> Recorded information:
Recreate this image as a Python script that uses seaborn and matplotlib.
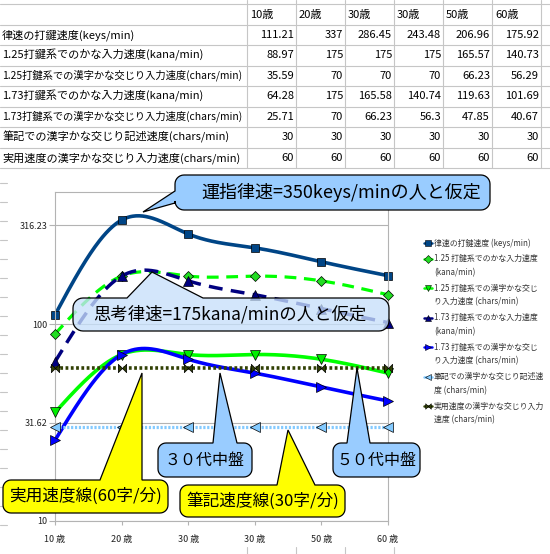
import numpy as np
import pandas as pd
import seaborn as sns
import matplotlib
matplotlib.use("Agg")
import matplotlib.pyplot as plt
from matplotlib.lines import Line2D
from matplotlib.patches import Polygon
from matplotlib.path import Path
from matplotlib.transforms import Affine2D
from matplotlib.ticker import NullLocator

# ---------------- data ----------------
ages = ["10歳", "20歳", "30歳", "30歳", "50歳", "60歳"]
xtick_labels = ["10 歳", "20 歳", "30 歳", "30 歳", "50 歳", "60 歳"]
row_labels = [
    "律速の打鍵速度(keys/min)",
    "1.25打鍵系でのかな入力速度(kana/min)",
    "1.25打鍵系での漢字かな交じり入力速度(chars/min)",
    "1.73打鍵系でのかな入力速度(kana/min)",
    "1.73打鍵系での漢字かな交じり入力速度(chars/min)",
    "筆記での漢字かな交じり記述速度(chars/min)",
    "実用速度の漢字かな交じり入力速度(chars/min)",
]
legend_labels = [
    "律速の打鍵速度 (keys/min)",
    "1.25 打鍵系でのかな入力速度\n(kana/min)",
    "1.25 打鍵系での漢字かな交じ\nり入力速度 (chars/min)",
    "1.73 打鍵系でのかな入力速度\n(kana/min)",
    "1.73 打鍵系での漢字かな交じ\nり入力速度 (chars/min)",
    "筆記での漢字かな交じり記述速\n度 (chars/min)",
    "実用速度の漢字かな交じり入力\n速度 (chars/min)",
]
keys_speed = [111.21, 337, 286.45, 243.48, 206.96, 175.92]
kana_125 = [88.97, 175, 175, 175, 165.57, 140.73]
chars_125 = [35.59, 70, 70, 70, 66.23, 56.29]
kana_173 = [64.28, 175, 165.58, 140.74, 119.63, 101.69]
chars_173 = [25.71, 70, 66.23, 56.3, 47.85, 40.67]
handwriting = [30, 30, 30, 30, 30, 30]
practical = [60, 60, 60, 60, 60, 60]
series_values = [keys_speed, kana_125, chars_125, kana_173, chars_173, handwriting, practical]

ytick_vals = [10, 31.62, 100, 316.23]
ytick_labels = ["10", "31.62", "100", "316.23"]

callout_texts = ["運指律速=350keys/minの人と仮定", "思考律速=175kana/minの人と仮定",
                 "３０代中盤", "５０代中盤", "実用速度線(60字/分)", "筆記速度線(30字/分)"]

# ---------------- setup ----------------
sns.set_style("white")
plt.rcParams["font.family"] = ["Noto Sans CJK JP", "DejaVu Sans"]
plt.rcParams["lines.scale_dashes"] = False

W, H = 550, 554
fig = plt.figure(figsize=(W / 100, H / 100), dpi=100)
PX = Affine2D().scale(1 / W, -1 / H).translate(0, 1) + fig.transFigure
renderer = fig.canvas.get_renderer()
GRID = "#c6c6c6"

def ftext(x, y, s, **kw):
    return fig.text(x / W, 1 - y / H, s, **kw)

def pline(xs, ys, **kw):
    fig.add_artist(Line2D(xs, ys, transform=PX, **kw))

# ---------------- spreadsheet table ----------------
col_lines = [247, 296, 345, 394, 443, 492, 541]
row_top, row_h = 4, 20.5
for i in range(9):
    y = row_top + row_h * i
    pline([0, W], [y, y], color=GRID, lw=0.8)
for x in col_lines:
    pline([x, x], [0, row_top + row_h * 8], color=GRID, lw=0.8)
# spreadsheet grid fragments around the chart object
for k in range(19):
    y = 183 + 19 * k
    pline([0, 7], [y, y], color=GRID, lw=0.8)
for x in col_lines[:4]:
    pline([x, x], [547, H], color=GRID, lw=0.8)

for j, a in enumerate(ages):
    ftext(col_lines[j] + 3, row_top + row_h / 2 + 1, a, ha="left", va="center",
          fontsize=8, color="black")
for i, (lab, vals) in enumerate(zip(row_labels, series_values)):
    yc = row_top + row_h * (i + 1) + row_h / 2
    t = ftext(2, yc, lab, ha="left", va="center", fontsize=8, color="black")
    wpx = t.get_window_extent(renderer).width
    maxw = col_lines[0] - 6
    if wpx > maxw:
        t.set_fontsize(8 * maxw / wpx)
    for j, v in enumerate(vals):
        ftext(col_lines[j + 1] - 2, yc, f"{v:g}", ha="right", va="center",
              fontsize=8, color="black")

# ---------------- chart ----------------
ax = fig.add_axes([55 / W, 1 - 521 / H, (388 - 55) / W, (521 - 192) / H])
ax.set_facecolor("white")
ax.set_yscale("log")

def natural_spline_log(x, y, n=60):
    x = np.asarray(x, float)
    ly = np.log10(np.asarray(y, float))
    m = len(x)
    h = np.diff(x)
    A = np.zeros((m, m)); b = np.zeros(m)
    A[0, 0] = A[-1, -1] = 1
    for i in range(1, m - 1):
        A[i, i - 1] = h[i - 1]; A[i, i] = 2 * (h[i - 1] + h[i]); A[i, i + 1] = h[i]
        b[i] = 6 * ((ly[i + 1] - ly[i]) / h[i] - (ly[i] - ly[i - 1]) / h[i - 1])
    M = np.linalg.solve(A, b)
    xs, ys = [], []
    for i in range(m - 1):
        t = np.linspace(x[i], x[i + 1], n, endpoint=(i == m - 2))
        a_ = (x[i + 1] - t) / h[i]; b_ = (t - x[i]) / h[i]
        s = (a_ * ly[i] + b_ * ly[i + 1]
             + ((a_ ** 3 - a_) * M[i] + (b_ ** 3 - b_) * M[i + 1]) * h[i] ** 2 / 6)
        xs.append(t); ys.append(10 ** s)
    return np.concatenate(xs), np.concatenate(ys)

bowtie = Path([(-1, 1), (0, 0), (-1, -1), (-1, 1), (1, 1), (0, 0), (1, -1), (1, 1)],
              [Path.MOVETO, Path.LINETO, Path.LINETO, Path.CLOSEPOLY,
               Path.MOVETO, Path.LINETO, Path.LINETO, Path.CLOSEPOLY])

styles = [
    dict(color="#004586", lw=2.6, dashes=None, marker="s", ms=6, mfc="#004586"),
    dict(color="#00ff00", lw=2.3, dashes=(8.5, 5.5), marker="D", ms=5, mfc="#22dd22"),
    dict(color="#00ff00", lw=2.6, dashes=None, marker="v", ms=7, mfc="#00ee00"),
    dict(color="#000080", lw=2.5, dashes=(10, 6), marker="^", ms=7, mfc="#000080"),
    dict(color="#0000ff", lw=2.6, dashes=None, marker=">", ms=7, mfc="#0000ff"),
    dict(color="#83caff", lw=2.3, dashes=(1.6, 1.2), marker="<", ms=7, mfc="#83caff"),
    dict(color="#314004", lw=2.6, dashes=(2.0, 1.8), marker=bowtie, ms=6, mfc="#314004"),
]
pos = np.arange(len(ages))
for k, (vals, st) in enumerate(zip(series_values, styles)):
    xs, ys = natural_spline_log(pos, vals)
    df = pd.DataFrame({"x": xs, "y": ys})
    sns.lineplot(data=df, x="x", y="y", ax=ax, color=st["color"], linewidth=st["lw"],
                 estimator=None, sort=False, zorder=2 + k)
    ln = ax.lines[-1]
    if st["dashes"]:
        ln.set_dashes(st["dashes"])
    ax.plot(pos, vals, linestyle="none", marker=st["marker"], ms=st["ms"],
            mfc=st["mfc"], mec="black", mew=0.5, clip_on=False, zorder=2.5 + k)

ax.set_xlim(0, 5)
ax.set_ylim(10, 10 ** (1 + (521 - 192) / 197))
ax.yaxis.set_minor_locator(NullLocator())
ax.set_yticks(ytick_vals, labels=ytick_labels)
ax.set_xticks(pos, labels=xtick_labels)
ax.set_xlabel(""); ax.set_ylabel("")
ax.grid(axis="y", color="#b3b3b3", lw=0.8)
ax.grid(axis="x", visible=False)
for sp in ax.spines.values():
    sp.set_color("#b3b3b3"); sp.set_linewidth(0.8)
ax.tick_params(axis="y", length=4, color="#b3b3b3", labelsize=6.5, labelcolor="#222222", pad=1.5, left=True)
ax.tick_params(axis="x", length=3, color="#b3b3b3", labelsize=6.5, labelcolor="#222222", pad=7, bottom=True)

# ---------------- legend ----------------
ly = 243
for lab, st in zip(legend_labels, styles):
    lines = lab.split("\n")
    fig.add_artist(Line2D([424, 428, 432], [ly, ly, ly], transform=PX, color=st["color"],
                          lw=1.8, marker=st["marker"], ms=4, mfc=st["mfc"], mec="black",
                          mew=0.4, markevery=[1]))
    for q, s in enumerate(lines):
        ftext(434, ly + 14 * q, s, ha="left", va="center", fontsize=5.7, color="#333333")
    ly += 14 * (len(lines) - 1) + 15.5

# ---------------- callouts ----------------
def callout(x0, y0, x1, y1, tail, r, fc, text, fs, tx=None, ty=None):
    edge, a, b, tipx, tipy = tail
    pts = []
    def arc(cx, cy, t0, t1):
        for t in np.linspace(np.radians(t0), np.radians(t1), 8):
            pts.append((cx + r * np.cos(t), cy + r * np.sin(t)))
    pts.append((x0 + r, y0))
    if edge == "top":
        pts += [(a, y0), (tipx, tipy), (b, y0)]
    pts.append((x1 - r, y0))
    arc(x1 - r, y0 + r, -90, 0)
    arc(x1 - r, y1 - r, 0, 90)
    if edge == "bottom":
        pts += [(b, y1), (tipx, tipy), (a, y1)]
    arc(x0 + r, y1 - r, 90, 180)
    if edge == "left":
        pts += [(x0, b), (tipx, tipy), (x0, a)]
    arc(x0 + r, y0 + r, 180, 270)
    fig.add_artist(Polygon(pts, closed=True, transform=PX, facecolor=fc,
                           edgecolor="black", lw=0.9, zorder=5))
    if tx is None:
        tx = (x0 + x1) / 2
    if ty is None:
        ty = (y0 + y1) / 2
    return ftext(tx, ty, text, ha="center", va="center", fontsize=fs, color="black", zorder=6)

callout(175, 175, 490, 210, ("left", 191, 203, 143, 212), 9, "#99ccff",
        callout_texts[0], 13, tx=341, ty=192)
callout(73, 298, 389, 331, ("top", 127, 203, 152, 272), 10, (0.78, 0.88, 0.98, 0.78),
        callout_texts[1], 12.5, tx=230, ty=314)
callout(158, 443, 252, 477, ("top", 213, 237, 220, 373), 8, "#99ccff",
        callout_texts[2], 11.5)
callout(333, 443, 420, 477, ("top", 347, 370, 357, 368), 8, "#99ccff",
        callout_texts[3], 11.5)
callout(3, 480, 168, 513, ("top", 100, 142, 142, 373), 8, "#ffff00",
        callout_texts[4], 12)
callout(180, 485, 345, 517, ("top", 277, 315, 288, 430), 8, "#ffff00",
        callout_texts[5], 12)

fig.savefig("out.png", dpi=100)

> Problem: Each line from the top of the material through the line containing "from matplotlib.ticker import NullLocator" should be reproduced exactly; please drop any images.

> Problem solution:
Recreate this image as a Python script that uses seaborn and matplotlib.
import numpy as np
import pandas as pd
import seaborn as sns
import matplotlib
matplotlib.use("Agg")
import matplotlib.pyplot as plt
from matplotlib.lines import Line2D
from matplotlib.patches import Polygon
from matplotlib.path import Path
from matplotlib.transforms import Affine2D
from matplotlib.ticker import NullLocator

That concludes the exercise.